Rescue and recovery workers exposed to debris at the World Trade Center after the Sept. 11 terror attacks may have higher rates of some cancers, though there appears to be no increase in the disease overall, a study found.
The workers were more likely than the general population to have multiple myeloma, a cancer of the bone marrow, and tumors of the prostate and thyroid, according to a study Tuesday in the Journal of the American Medical Association. The research, though, didn't find an increase in the total number of cancers.
While the finding doesn't prove a definitive link between the cancers and toxins, the dust, smoke and particles released contained known and suspected carcinogens such as asbestos, silica and benzene, raising public health concerns. The data, which looked at cases between 2007 and the end of 2008, are based on a short follow-up time, considering malignancies can take decades to develop, said Steven Stellman, a study author.
"We can't find any specific link to cancer in our study and World Trade Center exposure, we can only discuss the plausibility in carcinogenic exposures," said Stellman, an epidemiology professor at Columbia University in New York, in a telephone interview. "As time goes on, people get older and rates of cancer will naturally increase. With time, we will have more technical statistical power to see if anything is there."
$1.5 BILLION FUND
After months of debate in Washington earlier this year, cancer was added to the list of illnesses covered by the World Trade Center Health Program. The $1.5 billion federal fund created in 2011 provides medical care for specific symptoms and illnesses related to exposure at the Sept. 11 disaster sites. Only one other study has looked at cancer rates in first responders. That research, published last year in the journal Lancet, found a 19 percent higher risk for cancer among 10,000 New York City firefighters who worked at the World Trade Center site following the attack.
The cancer treatment costs may total $181 million by 2016, based on an assumption that members of the fund are 21 percent more likely to have the disease than the general population, according to a September report by the National Institute for Occupational Safety and Health.
The study released Tuesday found 1,187 incidents of cancer among a database of almost 22,000 rescue and recovery workers and 34,000 others exposed to the wreckage that were enrolled in the World Trade Center Health Registry. Among those cancer cases, 439 were workers.
While some cancers were more common among the rescue and response workers, others were less frequent. There was a lower incidence rate of lung tumors than seen in the general population, a finding that surprised researchers even when accounting for the fact that firefighters typically have lower rates of tobacco use, Stellman said.

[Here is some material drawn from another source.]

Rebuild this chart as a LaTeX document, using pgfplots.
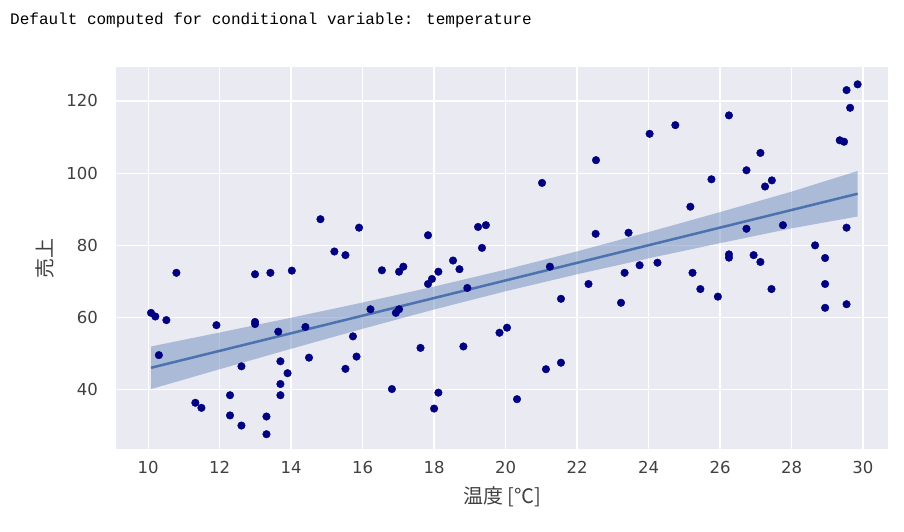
\documentclass[border=0pt]{standalone}
\usepackage{pgfplots}
\pgfplotsset{compat=1.18}
\usepackage{fontspec}
\setmainfont{Noto Sans CJK JP}
\newfontfamily\monofont{Liberation Mono}
\newfontfamily\tickfont{DejaVu Sans}
\definecolor{bg}{HTML}{EAEAF2}
\definecolor{sns}{HTML}{4C72B0}
\definecolor{pt}{HTML}{000080}
\definecolor{txt}{HTML}{404040}
\begin{document}
\begin{tikzpicture}
\useasboundingbox (0pt,0pt) rectangle (904pt,531pt);
\node[anchor=base west, font=\monofont\fontsize{16}{19}\selectfont, inner sep=0pt, text=black] at (10pt,506pt) {Default computed for conditional variable: temperature};
\begin{axis}[at={(116pt,82pt)}, anchor=south west, scale only axis, width=772pt, height=382pt,
  xmin=9.1, xmax=30.7, ymin=23.6, ymax=129.4,
  axis background/.style={fill=bg}, axis line style={draw=none}, major tick length=0pt,
  grid=major, grid style={white, line width=1.3pt},
  xtick={10,12,...,30}, ytick={40,60,...,120},
  tick label style={font=\tickfont\fontsize{16.5}{20}\selectfont, text=txt},
  xticklabel style={anchor=center, inner sep=0pt, yshift=-18pt},
  yticklabel style={anchor=east, inner sep=0pt, xshift=-18pt},
  /pgf/number format/assume math mode=true,
  xlabel={温度 [℃]}, ylabel={売上},
  label style={font=\fontsize{20}{24}\selectfont, text=txt},
  xlabel style={at={(axis description cs:0.5,0)}, anchor=center, yshift=-48pt},
  ylabel style={at={(axis description cs:0,0.5)}, anchor=center, yshift=71pt},
  clip=false
]
\addplot[fill=sns, fill opacity=0.4, draw=none] coordinates {
(10.08,52.0) (12,55.86) (14,59.96) (16,64.16) (18,68.58) (20,73.29) (22,78.33) (24,83.67) (26,89.21) (28,94.87) (29.85,100.6)
(29.85,88.0) (28,84.71) (26,80.61) (24,76.41) (22,71.99) (20,67.29) (18,62.24) (16,56.90) (14,51.36) (12,45.70) (10.08,40.2)
} -- cycle;
\addplot[sns, line width=2.5pt] coordinates {(10.08,46.1) (29.85,94.3)};
\addplot[only marks, mark=*, mark size=3.8pt, mark options={draw=pt, fill=pt}] table {
x y
10.08 61.3
10.2 60.3
10.3 49.6
10.51 59.3
10.79 72.4
11.32 36.4
11.49 35.0
11.91 57.9
12.29 38.5
12.29 32.9
12.61 46.5
12.61 30.1
12.99 72.0
12.99 58.8
12.99 58.2
13.31 32.6
13.31 27.7
13.42 72.4
13.64 56.1
13.7 47.9
13.7 41.6
13.7 38.5
13.9 44.6
14.02 73.0
14.4 57.4
14.5 48.9
14.82 87.25
15.21 78.3
15.52 77.3
15.52 45.8
15.73 54.8
15.83 49.2
15.9 84.9
16.22 62.3
16.54 73.1
16.82 40.2
16.93 61.3
17.02 62.3
17.02 72.7
17.14 74.1
17.62 51.6
17.83 82.8
17.83 69.3
17.94 70.7
18.0 34.8
18.12 72.7
18.12 39.2
18.53 75.8
18.71 73.4
18.82 52.0
18.93 68.2
19.23 85.1
19.34 79.3
19.45 85.6
19.83 55.8
20.04 57.2
20.32 37.4
21.02 97.3
21.13 45.7
21.24 74.1
21.55 65.2
21.55 47.5
22.32 69.3
22.52 83.2
22.53 103.6
23.23 64.1
23.33 72.4
23.44 83.5
23.75 74.5
24.03 110.9
24.25 75.2
24.75 113.3
25.17 90.7
25.23 72.4
25.45 67.9
25.76 98.3
25.94 65.8
26.25 116.0
26.25 77.5
26.25 76.6
26.74 100.8
26.74 84.6
26.94 77.3
27.13 105.6
27.13 75.4
27.26 96.3
27.44 67.9
27.45 98.0
27.76 85.6
28.66 80.0
28.94 76.5
28.94 69.3
28.94 62.7
29.35 109.1
29.47 108.7
29.54 123.0
29.54 84.9
29.54 63.7
29.64 118.1
29.85 124.6
};
\end{axis}
\end{tikzpicture}
\end{document}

"Given the relatively short follow-up time and lack of data on medical screening and other risk factors, the increase in prostate and thyroid cancers and multiple myeloma should be interpreted with caution," researchers said in the study. "The etiological role of WTC exposures in these 3 cancers is unclear. Longer follow-up of rescue/recovery workers and participants not involved in rescue/recovery is needed with attention to selected cancer sites and to examine risk for cancers with typically long latency periods."